▸ **WHAT NEEDS TO BE DONE**: Repeat the material exactly from its first line to the line that includes "import plotly.graph_objects as go". Skip pictures.

▸ **RECORDED INFORMATION**:
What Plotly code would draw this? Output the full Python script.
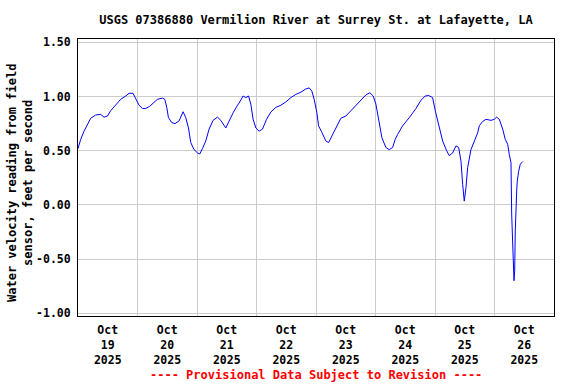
import pandas as pd
import plotly.graph_objects as go

# Hours since 2025-10-19 00:00 (local) and water velocity, ft/s
hours = [0.0, 1.09, 2.42, 3.79, 5.13, 7.14, 9.16, 10.49, 11.87, 13.20, 15.22, 17.24,
         19.25, 20.59, 22.20, 23.29, 24.62, 25.99, 27.33, 28.94, 30.68, 32.05, 34.07,
         35.0, 35.80, 36.49, 37.82, 39.15, 40.77, 42.38, 43.47, 44.56, 45.49, 46.82,
         48.19, 49.12, 50.21, 51.54, 52.88, 54.49, 56.27, 57.60, 59.62, 60.95, 62.56,
         64.34, 64.99, 66.60, 67.69, 68.78, 69.71, 70.64, 71.73, 73.06, 74.43, 76.04,
         77.78, 79.80, 81.82, 83.83, 85.85, 87.87, 89.89, 91.90, 93.24, 94.33, 95.26,
         96.35, 97.03, 98.36, 99.98, 101.07, 102.40, 104.01, 106.03, 108.05, 110.07,
         112.08, 114.10, 116.12, 117.73, 119.07, 120.16, 121.25, 122.58, 124.19,
         125.53, 126.90, 127.95, 128.92, 130.94, 133.60, 136.31, 138.32, 140.06,
         141.43, 143.05, 144.10, 145.47, 147.08, 148.70, 149.75, 151.12, 152.45,
         153.54, 154.47, 155.16, 155.80, 156.49, 157.17, 158.50, 159.84, 161.21,
         161.86, 163.23, 164.56, 166.58, 167.91, 168.88, 169.93, 171.30, 172.35,
         173.32, 173.96, 174.65, 174.93, 175.58, 175.86, 176.14, 176.38, 176.95,
         177.19, 177.75, 178.40, 179.37]
velocity = [0.52, 0.605, 0.68, 0.74, 0.80, 0.83, 0.835, 0.81, 0.82, 0.87, 0.92, 0.975,
            1.005, 1.03, 1.03, 0.985, 0.92, 0.89, 0.89, 0.91, 0.945, 0.975, 0.985,
            0.975, 0.90, 0.805, 0.76, 0.75, 0.775, 0.86, 0.805, 0.71, 0.575, 0.51,
            0.48, 0.47, 0.52, 0.59, 0.70, 0.78, 0.81, 0.78, 0.71, 0.78, 0.85,
            0.92, 0.94, 1.005, 0.99, 1.005, 0.93, 0.79, 0.71, 0.68, 0.70, 0.79,
            0.857, 0.90, 0.92, 0.95, 0.99, 1.02, 1.04, 1.07, 1.08, 1.05, 0.975,
            0.85, 0.73, 0.67, 0.59, 0.575, 0.635, 0.71, 0.80, 0.82, 0.87,
            0.92, 0.975, 1.015, 1.035, 1.005, 0.93, 0.775, 0.62, 0.53,
            0.51, 0.53, 0.605, 0.65, 0.73, 0.805, 0.89, 0.965, 1.005,
            1.01, 0.99, 0.87, 0.73, 0.59, 0.50, 0.455, 0.48, 0.545,
            0.53, 0.405, 0.19, 0.035, 0.16, 0.345, 0.51, 0.59, 0.665,
            0.73, 0.77, 0.79, 0.78, 0.79, 0.81, 0.79, 0.70, 0.605,
            0.56, 0.465, 0.39, -0.085, -0.58, -0.70, -0.61, -0.24, 0.13,
            0.22, 0.31, 0.375, 0.40]

start = pd.Timestamp("2025-10-19 00:00")
times = [start + pd.Timedelta(hours=h) for h in hours]

day_labels = ["19", "20", "21", "22", "23", "24", "25", "26"]
label_pos = [pd.Timestamp(f"2025-10-{d} 12:00") for d in day_labels]
label_text = [f"Oct<br>{d}<br>2025" for d in day_labels]

y_ticks = [-1.0, -0.5, 0.0, 0.5, 1.0, 1.5]
y_text = ["-1.00", "-0.50", "0.00", "0.50", "1.00", "1.50"]

FONT = "DejaVu Sans Mono"
PLOT_L, PLOT_R, PLOT_T, PLOT_B = 78, 554, 39, 316
PW, PH = PLOT_R - PLOT_L, PLOT_B - PLOT_T

fig = go.Figure()
fig.add_trace(go.Scatter(x=times, y=velocity, mode="lines",
                         line=dict(color="#0000FF", width=1), showlegend=False))

fig.update_layout(
    width=576, height=384,
    margin=dict(l=PLOT_L, r=576 - PLOT_R, t=PLOT_T, b=384 - PLOT_B, autoexpand=False),
    paper_bgcolor="white", plot_bgcolor="white",
    title=dict(text="USGS 07386880 Vermilion River at Surrey St. at Lafayette, LA",
               x=0.5, xref="paper", y=1 - 20 / 384, yref="container",
               yanchor="middle", automargin=False,
               font=dict(family=FONT, size=12, color="black", weight="bold")),
    font=dict(family=FONT, color="black"),
)

fig.update_xaxes(
    range=[pd.Timestamp("2025-10-19 00:00"), pd.Timestamp("2025-10-27 00:00")],
    tickmode="array", tickvals=label_pos, ticktext=label_text,
    showgrid=False, ticks="", zeroline=False, automargin=False,
    ticklabelstandoff=3,
    tickfont=dict(family=FONT, size=11.5, color="black", weight="bold"),
    minor=dict(dtick=86400000, tick0="2025-10-19", showgrid=True,
               gridcolor="#CCCCCC", gridwidth=1, ticks=""),
    showline=True, linecolor="black", linewidth=1, mirror=True,
)

fig.update_yaxes(
    range=[-1.025, 1.531],
    tickmode="array", tickvals=y_ticks, ticktext=y_text,
    showgrid=True, gridcolor="#CCCCCC", gridwidth=1, ticks="",
    zeroline=False, automargin=False, ticklabelstandoff=4,
    tickfont=dict(family=FONT, size=11.5, color="black", weight="bold"),
    showline=True, linecolor="black", linewidth=1, mirror=True,
)

fig.add_annotation(
    text="Water velocity reading from field<br>sensor, feet per second",
    textangle=-90, xref="paper", x=(20 - PLOT_L) / PW, xanchor="center",
    yref="paper", y=(PLOT_B - 183) / PH, yanchor="middle", showarrow=False,
    font=dict(family=FONT, size=12, color="black", weight="bold"),
)

fig.add_annotation(
    text="---- Provisional Data Subject to Revision ----",
    xref="paper", x=0.5, yref="paper", y=-(375 - PLOT_B) / PH,
    yanchor="middle", showarrow=False,
    font=dict(family=FONT, size=12, color="#FF0000", weight="bold"),
)

fig.write_html("out.html", config={"displayModeBar": False},
               post_script="document.body.style.margin='0px';")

▸ **COMPLETED EXERCISE**:
What Plotly code would draw this? Output the full Python script.
import pandas as pd
import plotly.graph_objects as go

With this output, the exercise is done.